When you take that selfie you are engaging in performance identity. You are reinforcing your identity as against the performance of standing and taking a picture of yourself which you then plaster across several social media outlets, text to your friends and quite possibly set as your wall paper. Performance crime is the instance whereby a perpetrator engages in criminal activity which he or she records. How many videos have you seen on Facebook where a fight is in progress and nobody halts it, but instead they stand around cameras held aloft filming the fracas? How often have you seen people posting pictures of themselves committing some criminal act, be it the use of drugs, assaulting somebody, criminal damage or theft?  It also goes to include those acts which may not be criminal but would be regarded as morally reprehensible. Taking photographs of somebody who is drunk asleep in the middle of the road rather than helping them, snapping away at someone who has soiled themselves or vomited. Taking pictures of someone’s mishap or misfortune and adding a supposedly witty insight in white text across the bottom of the picture. These behaviours are all geared towards performance, showing off and putting on a show.

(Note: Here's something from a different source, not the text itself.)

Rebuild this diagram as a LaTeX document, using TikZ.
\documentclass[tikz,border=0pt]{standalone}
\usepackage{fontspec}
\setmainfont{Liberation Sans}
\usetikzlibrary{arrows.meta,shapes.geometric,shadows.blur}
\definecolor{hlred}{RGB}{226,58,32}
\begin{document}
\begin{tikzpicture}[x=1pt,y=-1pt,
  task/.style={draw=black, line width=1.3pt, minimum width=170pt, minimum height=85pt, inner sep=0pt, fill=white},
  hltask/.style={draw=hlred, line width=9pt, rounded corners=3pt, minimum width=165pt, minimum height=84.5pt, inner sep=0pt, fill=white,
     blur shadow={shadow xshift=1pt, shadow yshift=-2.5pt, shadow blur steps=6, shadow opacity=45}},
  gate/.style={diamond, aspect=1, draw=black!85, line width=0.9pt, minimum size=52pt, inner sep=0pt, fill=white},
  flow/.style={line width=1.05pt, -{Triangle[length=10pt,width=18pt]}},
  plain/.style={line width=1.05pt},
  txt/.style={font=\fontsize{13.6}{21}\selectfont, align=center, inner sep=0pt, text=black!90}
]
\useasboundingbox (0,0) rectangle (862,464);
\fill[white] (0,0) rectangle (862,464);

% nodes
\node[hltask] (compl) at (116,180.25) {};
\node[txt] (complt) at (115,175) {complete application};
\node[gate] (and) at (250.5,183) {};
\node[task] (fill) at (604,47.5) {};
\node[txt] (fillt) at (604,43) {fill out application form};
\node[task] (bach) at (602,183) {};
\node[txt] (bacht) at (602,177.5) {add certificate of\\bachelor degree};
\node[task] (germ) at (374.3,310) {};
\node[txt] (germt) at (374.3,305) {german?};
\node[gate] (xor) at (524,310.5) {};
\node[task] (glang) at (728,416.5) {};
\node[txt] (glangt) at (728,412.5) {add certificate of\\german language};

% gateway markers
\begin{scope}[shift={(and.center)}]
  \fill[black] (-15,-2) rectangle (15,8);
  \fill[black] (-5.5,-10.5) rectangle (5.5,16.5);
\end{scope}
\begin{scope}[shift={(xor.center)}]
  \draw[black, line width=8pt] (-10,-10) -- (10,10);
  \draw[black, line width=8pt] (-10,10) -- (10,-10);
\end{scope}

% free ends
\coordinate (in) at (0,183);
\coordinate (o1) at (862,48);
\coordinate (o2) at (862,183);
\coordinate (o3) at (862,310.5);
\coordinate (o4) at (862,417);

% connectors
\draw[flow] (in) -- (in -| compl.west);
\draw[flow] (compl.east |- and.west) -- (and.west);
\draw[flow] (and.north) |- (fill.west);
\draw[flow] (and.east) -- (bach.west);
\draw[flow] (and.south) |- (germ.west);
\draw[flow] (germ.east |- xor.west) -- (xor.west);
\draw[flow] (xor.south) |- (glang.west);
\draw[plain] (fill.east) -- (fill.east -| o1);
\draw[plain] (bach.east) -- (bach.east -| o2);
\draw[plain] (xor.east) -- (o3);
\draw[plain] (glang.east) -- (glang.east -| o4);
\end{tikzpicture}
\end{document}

We are masters at performance identity. We are defined by what we do to an admiring and attentive audience. Our every move is choreographed, our entrance carefully planned. We walk the urban landscape with an imaginary soundtrack playing in our heads as we strut along, considering ourselves to be in some kind of film or documentary. A puzzle once went along the lines of,

“It a tree falls in a forest but there is nobody there to hear it, did it make a sound?”

The modern day equivalent for our kind is,

“If we did something but nobody saw it, did it really take place?”

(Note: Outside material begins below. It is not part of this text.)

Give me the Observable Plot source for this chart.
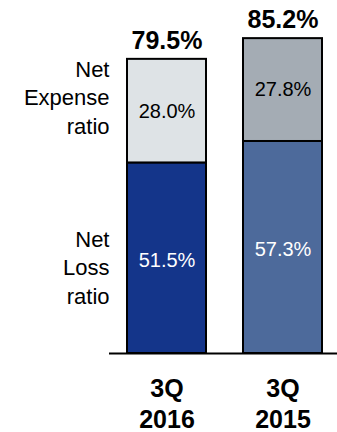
<!DOCTYPE html>
<html>
<head>
<meta charset="utf-8">
<script src="https://cdn.jsdelivr.net/npm/d3@7"></script>
<script src="https://cdn.jsdelivr.net/npm/@observablehq/plot@0.6"></script>
<style>
  html, body { margin: 0; padding: 0; background: #fff; }
  #chart svg { display: block; font-family: "Liberation Sans", Arial, sans-serif; }
</style>
</head>
<body>
<div id="chart"></div>
<script>
// ---- data ----
const periods = ["3Q\n2016", "3Q\n2015"];
const lossRatio = [51.5, 57.3];
const expenseRatio = [28.0, 27.8];
const combinedRatio = [79.5, 85.2];
const componentLabels = ["Net\nLoss\nratio", "Net\nExpense\nratio"];

// ---- styles ----
const segmentColors = {
  "3Q\n2016|loss": "#14358a",
  "3Q\n2016|expense": "#dee3e6",
  "3Q\n2015|loss": "#4d6a9b",
  "3Q\n2015|expense": "#a4acb4"
};

// build table
const rows = [];
periods.forEach((p, i) => {
  rows.push({period: p, part: "loss", value: lossRatio[i], y1: 0, y2: lossRatio[i]});
  rows.push({period: p, part: "expense", value: expenseRatio[i], y1: lossRatio[i], y2: lossRatio[i] + expenseRatio[i]});
});
rows.forEach(d => { d.mid = (d.y1 + d.y2) / 2; d.key = d.period + "|" + d.part; });
const totals = periods.map((p, i) => ({period: p, total: combinedRatio[i]}));
const lossFirst = rows.find(d => d.period === periods[0] && d.part === "loss");
const expFirst = rows.find(d => d.period === periods[0] && d.part === "expense");

const font = "Liberation Sans, Arial, sans-serif";

const chart = Plot.plot({
  width: 337,
  height: 432,
  marginLeft: 109,
  marginRight: 0,
  marginTop: 20,
  marginBottom: 79,
  style: {fontFamily: font, background: "white"},
  x: {domain: periods, axis: null, paddingInner: 0.318, paddingOuter: 0.1375, align: 0.5625},
  y: {domain: [0, 90], axis: null},
  color: {domain: Object.keys(segmentColors), range: Object.values(segmentColors)},
  marks: [
    Plot.barY(rows, {x: "period", y1: "y1", y2: "y2", fill: "key", stroke: "black", strokeWidth: 2}),
    Plot.text(rows.filter(d => d.part === "expense"), {
      x: "period", y: "mid", text: d => d.value.toFixed(1) + "%",
      fill: "black", fontSize: 20, fontFamily: font
    }),
    Plot.text(rows.filter(d => d.part === "loss"), {
      x: "period", y: "mid", text: d => d.value.toFixed(1) + "%",
      fill: "white", fontSize: 20, fontFamily: font, dy: 2
    }),
    Plot.text(totals, {
      x: "period", y: "total", text: d => d.total.toFixed(1) + "%",
      lineAnchor: "bottom", dy: -10, fontSize: 25, fontWeight: "bold", fill: "black", fontFamily: font
    }),
    Plot.text([expFirst], {
      y: "mid", text: () => componentLabels[1], frameAnchor: "left", textAnchor: "end",
      dy: -15, fontSize: 22, lineHeight: 1.3, fill: "black", fontFamily: font
    }),
    Plot.text([lossFirst], {
      y: "mid", text: () => componentLabels[0], frameAnchor: "left", textAnchor: "end",
      dy: 8, fontSize: 22, lineHeight: 1.3, fill: "black", fontFamily: font
    }),
    Plot.ruleY([0], {stroke: "black", strokeWidth: 2}),
    Plot.text(periods, {
      x: d => d, text: d => d, frameAnchor: "bottom", lineAnchor: "top", dy: 21,
      fontSize: 25, fontWeight: "bold", lineHeight: 1.24, fill: "black", fontFamily: font
    })
  ]
});
document.getElementById("chart").appendChild(chart);
</script>
</body>
</html>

We are defined by what others see us do and their reaction to it. Whether it is admiration, hatred, anger, upset, terror, grief, hilarity, amusement, praise, love or adoration there must always be an emotion infused reaction. This reaction defines who we are because it provides us with fuel. It tells us that we are brilliant, feared, furious, dominant, entertaining, witty, sensational, beautiful, remarkable and so forth. The reaction is everything for the fuel it provides but also because our performance allows us to define what we believe what we are, the outward appearance the world must see as opposed to the one locked deep away and never permitted to be viewed.

You all engage in performance identify. Often it is of little consequence but it still shapes part of what you are. The growing tendency for people to engage in performance identity means that our need, our absolute need to do this, will not always stand out as much as it might. Yes, it draws a reaction but this need for attention may not always be seen for what it is. People just regard us as outgoing, bombastic, entertaining, the life and soul of the party, at the centre of everything. There are scores of polite ways of saying attention seeker without realising that is what you are doing. We must do it however, we must perform from the moment we rise from our beds until we return to it again in order to draw fuel and to create that which we want the world to see. The world may indeed be a stage, but it is a stage for my kind and me.

2 thoughts on “Performance Identity

  1. Whitney says:

    HG, the God. I love every picture you select for your articles.

    The one who choked me (UMR Elite #2) has a large professional camera. When we were at a café, camping, at the beach, or on a walk, I would ask if I could do a photoshoot of him. Then I would take tonnes of photos and he’d be posing. He’d use one of the photos for his Instagram.
    I know just what each Narc would like. I am Codependent and Contagion.